A properly sized and professionally installed panel can improve safety, reduce nuisance breaker trips, and make it easier to add circuits for lighting, devices, and equipment later. It is one of those upgrades that supports everything else in the home, even though it stays mostly out of sight.

What an electrician checks besides amperage

When a licensed electrician evaluates your panel, they do more than read the number on the main breaker. They look at the panel condition, wire sizing, grounding and bonding, breaker compatibility, signs of overheating, available spaces, and the overall load on the system.

That broader view is what makes the evaluation useful. A panel may be the right size on paper but still need attention because of wear, poor workmanship, double-tapped breakers, corrosion, or outdated components. Or it may be smaller than ideal, yet still safe for the moment if your load is modest and no major additions are planned.

This is why panel questions are rarely just about one number. The safest answer usually comes from looking at the whole system instead of one label.

A practical next step for homeowners

If you want to know your panel capacity, start by checking the main breaker and the panel label.
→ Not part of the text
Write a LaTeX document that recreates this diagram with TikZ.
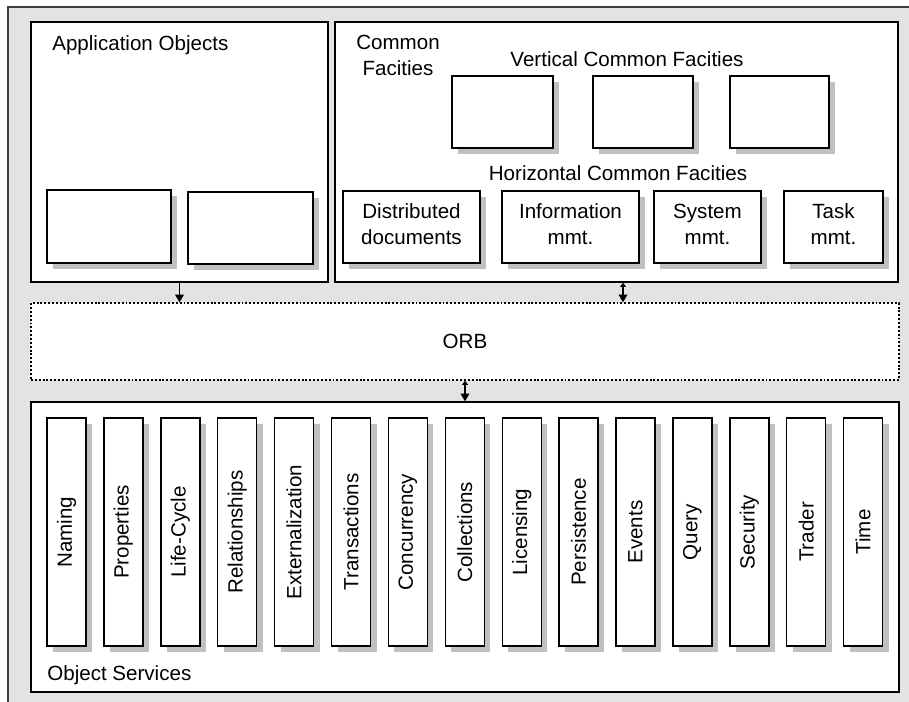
\documentclass[tikz,border=0pt]{standalone}
\usepackage{fontspec}
\setmainfont{Liberation Sans}
\usepackage{graphicx}
\usetikzlibrary{arrows.meta,shadows}
\definecolor{panelfill}{HTML}{E3E3E3}
\definecolor{shadowfill}{HTML}{C0C0C0}
\definecolor{frameline}{HTML}{404040}

\begin{document}
\begin{tikzpicture}[x=1cm,y=1cm,
 every node/.style={font=\fontsize{11.7}{14.8}\selectfont,inner sep=0pt},
 panel/.style={draw=black,fill=white,line width=.8pt},
 box/.style={draw=black,fill=white,line width=.8pt,align=center,
  drop shadow={shadow xshift=.12cm,shadow yshift=-.12cm,fill=shadowfill,opacity=1}},
 hbox/.style={box,minimum height=1.44cm,text depth=.12cm},
 svcbox/.style={box,minimum width=.78cm,minimum height=4.56cm},
 arr/.style={-{Triangle[length=4.4pt,width=5pt]},line width=.6pt},
 biarr/.style={{Triangle[length=2.4pt,width=3.4pt]}-{Triangle[length=4.4pt,width=5pt]},line width=.6pt}]
\useasboundingbox (0,0) rectangle (18.18,-14.02);
\fill[panelfill] (.16,-.14) rectangle (18.5,-14.5);
\draw[frameline,line width=.8pt] (.16,-14.5) |- (18.5,-.14);
\node[panel,minimum width=5.94cm,minimum height=5.2cm] (appobj) at (3.59,-3.04) {};
\node[panel,minimum width=11.26cm,minimum height=5.2cm] (commonfac) at (12.33,-3.04) {};
\node[panel,dash pattern=on 1.1pt off 1.1pt,minimum width=17.36cm,minimum height=1.54cm] (orb) at (9.30,-6.83) {ORB};
\node[panel,minimum width=17.36cm,minimum height=5.8cm] (objserv) at (9.30,-10.94) {};
\node[anchor=west] (apptitle) at (1.04,-.90) {Application Objects};
\node[align=center] (cftitle) at (7.96,-1.11) {Common\\Facities};
\node (verttitle) at (12.54,-1.18) {Vertical Common Facities};
\node (hortitle) at (12.36,-3.46) {Horizontal Common Facities};
\node[anchor=west] (ostitle) at (.94,-13.5) {Object Services};
\node[box,minimum width=2.48cm,minimum height=1.46cm] (app1) at (2.18,-4.53) {};
\node[box,minimum width=2.5cm,minimum height=1.44cm] (app2) at (5.01,-4.56) {};
\node[box,minimum width=2.02cm,minimum height=1.44cm] (vert1) at (10.05,-2.24) {};
\node[box,minimum width=2cm,minimum height=1.44cm] (vert2) at (12.86,-2.24) {};
\node[box,minimum width=1.98cm,minimum height=1.44cm] (vert3) at (15.59,-2.24) {};
\node[hbox,minimum width=2.74cm] (hor1) at (8.23,-4.54) {Distributed\\documents};
\node[hbox,minimum width=2.74cm] (hor2) at (11.41,-4.54) {Information\\mmt.};
\node[hbox,minimum width=2.14cm] (hor3) at (14.15,-4.54) {System\\mmt.};
\node[hbox,minimum width=1.98cm] (hor4) at (16.67,-4.54) {Task\\mmt.};
\foreach \name [count=\i from 0] in {Naming,Properties,Life-Cycle,Relationships,Externalization,
 Transactions,Concurrency,Collections,Licensing,Persistence,Events,Query,Security,Trader,Time}
 \node[svcbox] (svc\i) at ({1.33+1.138*\i},-10.64) {\rotatebox{90}{\name}};
\coordinate (cfout) at ([xshift=.13cm]commonfac.south);
\draw[arr] (appobj.south) -- (appobj.south |- orb.north);
\draw[biarr] (cfout) -- (cfout |- orb.north);
\draw[biarr] (orb.south) -- (objserv.north);
\end{tikzpicture}
\end{document}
Take note of the amp rating, the panel brand, and whether there are visible warning signs like rust, heat, or frequent tripping. That gives you a solid starting point.

If you are planning an upgrade, buying an older home, or dealing with recurring electrical issues, the next step should be a professional evaluation. A local residential electrician can confirm the service size, assess the panel's condition, and tell you whether your current setup is adequate or nearing its limit. For homeowners in the Omaha area, Proton Electric helps with exactly that kind of practical, safety-focused guidance.

A panel does not need to be flashy to matter. When it is the right size and in good condition, your whole home works better and future improvements become a lot easier.